Those who have followed Manchester United over the past decade have experienced a team on a rollercoaster ride. From the top of the mountain to the crevices of the valley, United have found themselves experiencing both extreme success and the lowest of lows.
Pundits and analysts have toiled endlessly for the past few years to explain the Red Devils’ struggle to no end.
As a Manchester United fan, I always went into every game with an expectation of greatness, a sense of optimism and excitement. However, the past couple seasons, I have found myself sitting on my couch, often at an ungodly 7am (as many East Coast fans can attest), clouded by uncertainty and fearing the worst. This is not the feeling that a top side should inspire in its fans.
I would argue that the biggest problem United face this season, and in the next season to come, is changing the mood around the club. Unfortunately, I view United as the first major victim of the digital age in soccer.
Throughout European media and the world of social media, there is so much criticism and doubt surrounding the club; every touch of the ball, every new player signed. Undoubtedly, this is transferred into the minds of the players and staff, showing through via the performances on the pitch.
It was strikingly evident over this past week, as United recorded three consecutive losses between two competitions, losing to Manchester City, Feyenoord, and lastly, Watford. For all the expensive signings and hype around the Mourinho’s appointment, there seems to be very little difference between van Gaal’s United and that of the ‘Special One’.

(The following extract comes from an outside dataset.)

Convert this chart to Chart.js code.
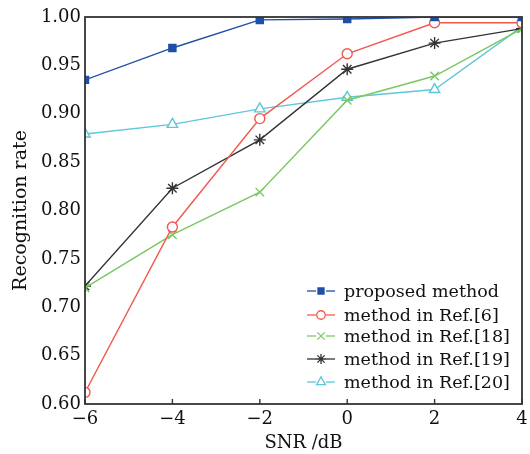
<!DOCTYPE html>
<html>
<head>
<meta charset="utf-8">
<script src="https://cdn.jsdelivr.net/npm/chart.js@4"></script>
<style>
html,body{margin:0;padding:0;background:#fff;}
#wrap{width:530px;height:454px;position:relative;}
</style>
</head>
<body>
<div id="wrap"><canvas id="c" width="530" height="454"></canvas></div>
<script>
const snr = [-6, -4, -2, 0, 2, 4];
const proposed = [0.935, 0.968, 0.997, 0.998, 1.000, 1.000];
const ref6 = [0.612, 0.783, 0.895, 0.962, 0.994, 0.994];
const ref18 = [0.720, 0.775, 0.819, 0.914, 0.939, 0.988];
const ref19 = [0.722, 0.823, 0.873, 0.946, 0.973, 0.988];
const ref20 = [0.879, 0.889, 0.905, 0.917, 0.925, 0.990];
const seriesNames = ['proposed method', 'method in Ref.[6]', 'method in Ref.[18]', 'method in Ref.[19]', 'method in Ref.[20]'];
const yTicks = [0.60, 0.65, 0.70, 0.75, 0.80, 0.85, 0.90, 0.95, 1.00];
const xTicks = [-6, -4, -2, 0, 2, 4];

const FONT = '"DejaVu Serif", "Liberation Serif", serif';

function pts(arr){ return arr.map((v,i)=>({x:snr[i], y:v})); }

const styles = [
  {color:'#1f4fa8', point:'rect', fill:'#1f4fa8', r:5},
  {color:'#f2584c', point:'circle', fill:'#ffffff', r:5},
  {color:'#7cc762', point:'crossRot', fill:'#7cc762', r:6},
  {color:'#333333', point:'star', fill:'#333333', r:6},
  {color:'#5cc8da', point:'triangle', fill:'#ffffff', r:6}
];
const allData = [proposed, ref6, ref18, ref19, ref20];

const datasets = allData.map((d,i)=>({
  label: seriesNames[i],
  data: pts(d),
  borderColor: styles[i].color,
  backgroundColor: styles[i].fill,
  borderWidth: 1.4,
  pointStyle: styles[i].point,
  pointRadius: styles[i].r,
  pointBorderColor: styles[i].color,
  pointBackgroundColor: styles[i].fill,
  pointBorderWidth: 1.4,
  tension: 0
}));

const framePlugin = {
  id:'frame',
  afterDatasetsDraw(chart){
    const {ctx, chartArea:a, scales} = chart;
    ctx.save();
    ctx.strokeStyle = '#333';
    ctx.lineWidth = 1.8;
    ctx.strokeRect(a.left, a.top, a.right-a.left, a.bottom-a.top);
    ctx.lineWidth = 1.4;
    xTicks.forEach(v=>{
      const x = scales.x.getPixelForValue(v);
      ctx.beginPath(); ctx.moveTo(x, a.bottom); ctx.lineTo(x, a.bottom-5); ctx.stroke();
    });
    ctx.restore();

    ctx.save();
    const lx0 = 307, lx1 = 335, tx = 344;
    const ys = [291, 315, 336, 359, 382];
    ctx.font = '17.5px ' + FONT;
    ctx.textBaseline = 'middle';
    chart.data.datasets.forEach((ds,i)=>{
      const y = ys[i];
      ctx.strokeStyle = ds.borderColor;
      ctx.lineWidth = 1.3;
      ctx.beginPath(); ctx.moveTo(lx0, y); ctx.lineTo(lx1, y); ctx.stroke();
      ctx.fillStyle = '#fff';
      ctx.fillRect((lx0+lx1)/2-5, y-5, 10, 10);
      ctx.fillStyle = ds.pointBackgroundColor;
      ctx.strokeStyle = ds.pointBorderColor;
      Chart.helpers.drawPoint(ctx, {pointStyle: ds.pointStyle, radius: ds.pointRadius*0.85, borderWidth: 1.3}, (lx0+lx1)/2, y);
      ctx.fillStyle = '#111';
      ctx.fillText(ds.label, tx, y+1);
    });
    ctx.restore();
  }
};

new Chart(document.getElementById('c'), {
  type:'line',
  data:{datasets},
  options:{
    responsive:false,
    animation:false,
    layout:{padding:{top:17, right:8, left:0, bottom:0}},
    plugins:{legend:{display:false}, tooltip:{enabled:false}},
    scales:{
      x:{
        type:'linear', min:-6, max:4,
        afterBuildTicks(s){ s.ticks = xTicks.map(v=>({value:v})); },
        afterFit(s){ s.height = 50; s.paddingLeft = 0; s.paddingRight = 0; },
        grid:{display:false, drawTicks:false},
        border:{display:false},
        ticks:{
          padding:5,
          color:'#111',
          font:{family:FONT, size:18},
          callback:v=> (v<0 ? '\u2212'+Math.abs(v) : String(v))
        },
        title:{display:true, text:'SNR /dB', color:'#111', font:{family:FONT, size:18}, padding:{top:0,bottom:0}}
      },
      y:{
        type:'linear', min:0.60, max:1.00,
        afterBuildTicks(s){ s.ticks = yTicks.map(v=>({value:v})); },
        afterFit(s){ s.width = 85; s.paddingTop = 0; s.paddingBottom = 0; },
        grid:{display:false, drawTicks:false},
        border:{display:false},
        ticks:{
          padding:4,
          color:'#111',
          font:{family:FONT, size:18},
          callback:v=> v.toFixed(2)
        },
        title:{display:true, text:'Recognition rate', color:'#111', font:{family:FONT, size:19}, padding:{top:10,bottom:0}}
      }
    }
  },
  plugins:[framePlugin]
});
</script>
</body>
</html>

So how do United turn their fortunes around? Is it possible to simply forget the past three years and return to the glory of the Ferguson era?
I would argue that this is impossible. The Ferguson era is long gone at Old Trafford, and to try and bring back that same feeling and emotion around the club is foolish.
The United revolution needs to start with the fans and culture around the club. The United community and media has to change attitude and rhetoric, and look at this group of players as a separate entity rather than holding them under the umbrella of expectation created by the likes of Cristiano Ronaldo, Eric Cantona, Ruud van Nistelrooy, David Beckham and Roy Keane, in the past.
This Manchester United squad needs time to develop together. There is a foundation of young talent that, with time to grow and learn, could form a dominant group in the years to come. To view the likes of Wayne Rooney and Zlatan Ibrahimovic as consistent match winners at this point in their career is to condemn the team to failure from the start. These players should be viewed as teachers and guides to the players of the future: Marcu Rashford, Paul Pogba, Anthony Martial and Jesse Lingard.
In this day and age, we are constantly reminded to live in the present moment. However, I would urge United supporters and critics alike, to look to the future. Manchester is currently blue, there is no doubt in that, but, with the right mix of support and patience, Manchester will soon bleed red again.